Fox acquires Roku for $22 billion: it is not just streaming, but control over distribution, advertising and direct access to viewers.
Fox Corporation has announced an agreement to acquire Roku in a mixed cash-and-stock transaction valued at approximately $22 billion in enterprise value. The agreed price is $160 per Roku share, with the deal expected to close in the first half of 2027, pending regulatory approvals.
Reading it as just another streaming merger would be a mistake. Fox is not simply buying an app: it is buying the television operating system through which millions of people decide what to watch. Roku says its platform reaches more than 100 million households worldwide. For Fox, this means entering the core of connected TV, where old linear television has become interface, recommendation, targeted advertising and daily habit.
Fox comes from years in which it avoided the self-destructive subscription war fought in Netflix’s shadow. It focused on sports, news, lower-cost entertainment and Tubi, the free ad-supported service it acquired in 2020. Now it adds The Roku Channel, the home screen and platform technology: less dependence on traditional distributors, more control over content discovery, and more data to sell advertising.
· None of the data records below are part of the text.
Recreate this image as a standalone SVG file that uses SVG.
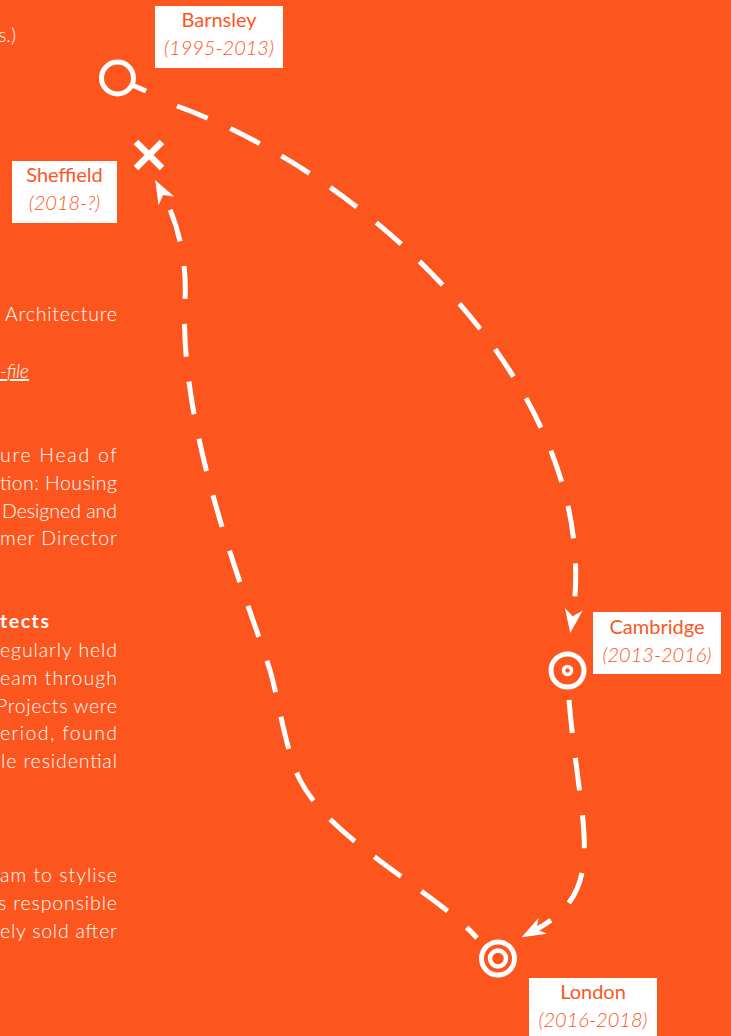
<svg xmlns="http://www.w3.org/2000/svg" width="731" height="1036" viewBox="0 0 731 1036">
  <defs>
    <style>
      .bg { fill: #fc561e; }
      .body { font-family: Lato, "Open Sans", "DejaVu Sans", sans-serif; font-size: 19.5px; fill: #ffffff; font-weight: 300; }
      .bold { font-weight: 700; }
      .ital { font-style: italic; }
      .lbox { fill: #ffffff; }
      .lname { font-family: Lato, "Open Sans", "DejaVu Sans", sans-serif; font-size: 20px; fill: #fc561e; text-anchor: middle; }
      .ldate { font-family: Lato, "Open Sans", "DejaVu Sans", sans-serif; font-size: 20px; fill: #fc561e; text-anchor: middle; font-style: italic; font-weight: 300; }
      .icon { fill: none; stroke: #ffffff; stroke-width: 5; }
      .cross { fill: none; stroke: #ffffff; stroke-width: 6.5; }
      .dot { fill: none; stroke: #ffffff; stroke-width: 3.5; }
      .ring { fill: none; stroke: #ffffff; stroke-width: 4.5; }
      .route { fill: none; stroke: #ffffff; stroke-width: 5; stroke-dasharray: 33 25; marker-end: url(#arrow); }
    </style>
    <marker id="arrow" markerUnits="userSpaceOnUse" orient="auto" refX="8" refY="0" markerWidth="30" markerHeight="30" overflow="visible">
      <path d="M24,0 L0,-9 L7,0 L0,9 Z" fill="#ffffff"/>
    </marker>
  </defs>

  <rect class="bg" x="0" y="0" width="731" height="1036"/>

  <g id="body-text">
    <text class="body" x="-2" y="42" textLength="18">s.)</text>
    <text class="body" x="5" y="321" textLength="112">Architecture</text>
    <text class="body ital" x="0" y="378" textLength="29" text-decoration="underline">-file</text>
    <text class="body" x="0" y="462" textLength="117" lengthAdjust="spacing">ure Head of</text>
    <text class="body" x="0" y="490" textLength="117" lengthAdjust="spacing">tion: Housing</text>
    <text class="body" x="2" y="518" textLength="115" lengthAdjust="spacing">Designed and</text>
    <text class="body" x="0" y="545" textLength="117" lengthAdjust="spacing">mer Director</text>
    <text class="body bold" x="0" y="628" textLength="49">tects</text>
    <text class="body" x="0" y="657" textLength="117" lengthAdjust="spacing">egularly held</text>
    <text class="body" x="0" y="685" textLength="117" lengthAdjust="spacing">eam through</text>
    <text class="body" x="-4" y="713" textLength="121" lengthAdjust="spacing">Projects were</text>
    <text class="body" x="0" y="740" textLength="117" lengthAdjust="spacing">eriod, found</text>
    <text class="body" x="1" y="768" textLength="116" lengthAdjust="spacing">le residential</text>
    <text class="body" x="0" y="882" textLength="117" lengthAdjust="spacing">am to stylise</text>
    <text class="body" x="-2" y="910" textLength="119" lengthAdjust="spacing">s responsible</text>
    <text class="body" x="0" y="938" textLength="117" lengthAdjust="spacing">ely sold after</text>
  </g>

  <g id="connectors">
    <path id="barnsley-cambridge" class="route" d="M177,106 C380,180 605,400 572.6,617.2"/>
    <path id="cambridge-london" class="route" d="M569,700 C580,830 610,890 535.7,929.7"/>
    <path id="london-sheffield" class="route" stroke-dashoffset="18" d="M477,938 C440,895 330,840 300,780 C285,750 278,695 269,667 C246.5,597 178,430 185,300 C186.6,270 182,230 162.7,194"/>
  </g>

  <g id="barnsley">
    <circle class="icon" cx="117.5" cy="78" r="16"/>
    <line class="icon" x1="132" y1="85" x2="146" y2="91"/>
    <rect class="lbox" x="155" y="6" width="128" height="62"/>
    <text class="lname" x="219" y="27">Barnsley</text>
    <text class="ldate" x="219" y="55">(1995-2013)</text>
  </g>

  <g id="sheffield">
    <path class="cross" d="M136,142 L162,168 M162,142 L136,168"/>
    <rect class="lbox" x="12" y="161" width="105" height="62"/>
    <text class="lname" x="64.5" y="182">Sheffield</text>
    <text class="ldate" x="64.5" y="210">(2018-?)</text>
  </g>

  <g id="cambridge">
    <circle class="icon" cx="567.5" cy="670.5" r="16.5"/>
    <circle class="dot" cx="567.5" cy="670.5" r="4"/>
    <rect class="lbox" x="593" y="612" width="128" height="62"/>
    <text class="lname" x="657" y="634">Cambridge</text>
    <text class="ldate" x="657" y="662">(2013-2016)</text>
  </g>

  <g id="london">
    <circle class="icon" cx="498" cy="958.5" r="16.5"/>
    <circle class="ring" cx="498" cy="958.5" r="8"/>
    <rect class="lbox" x="529" y="978" width="128" height="58"/>
    <text class="lname" x="593" y="999">London</text>
    <text class="ldate" x="593" y="1027">(2016-2018)</text>
  </g>
</svg>
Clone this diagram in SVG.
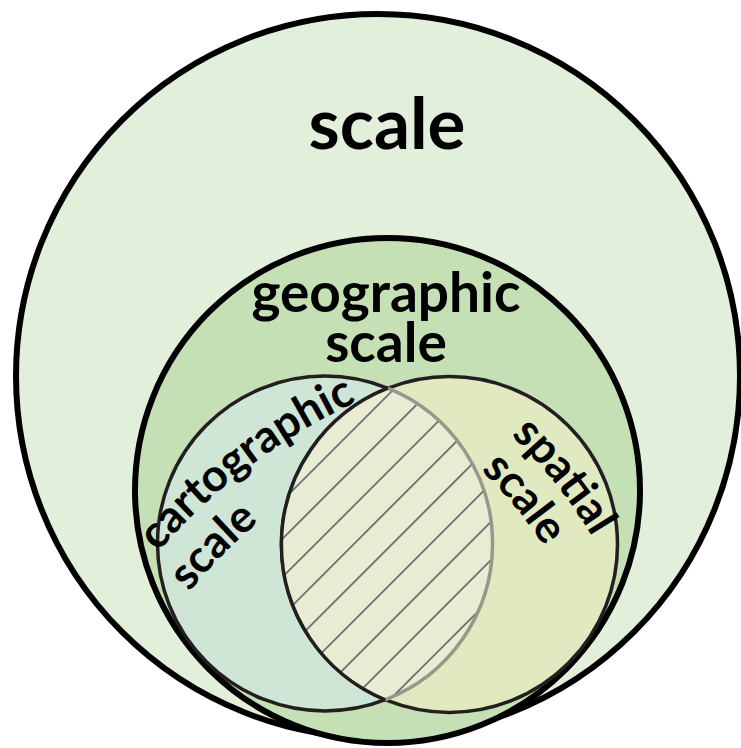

The idea of streaming as a race for subscribers has burned billions and produced a mountain of content that often looks interchangeable. The Fox-Roku deal points in another direction: the winner is not whoever owns the entire catalogue, but whoever controls the relationship between screen, user and advertiser, including through live news, sports and digital advertising.
According to the companies, the combination will create one of the largest streaming businesses in the United States by bringing together Tubi and The Roku Channel. The financial promise includes around $400 million in annual synergies once fully implemented, with current Fox shareholders expected to own about 73% of the new entity and Roku shareholders about 27%. Investor-presentation numbers, of course.
Behind those figures sits a clear industrial thesis: FAST TV, free and supported by advertising, is no longer streaming’s poorer cousin. It is the laboratory where the industry is trying to rebuild the lost rent of generalist television.
Today, censorship is not necessary: it is enough to promote something better, suggest an app first, redirect attention and optimize discovery. The market reaction shows that the deal is not being perceived as risk-free. Some reports noted a decline in Fox shares after the announcement, amid concerns over dilution, debt and the integration of a technology business very different from traditional television.
Fox will finance the cash portion with new debt and available cash, supported by a $12 billion bridge loan. Strategic ambition on one side, financial leverage on the other.
Fox’s acquisition of Roku marks the return of free television as an infrastructure of power: fewer subscriptions, more advertising; less remote control, more algorithm; less schedule, more interface. After selling parts of Hollywood to Disney, Fox is re-entering the game through distribution.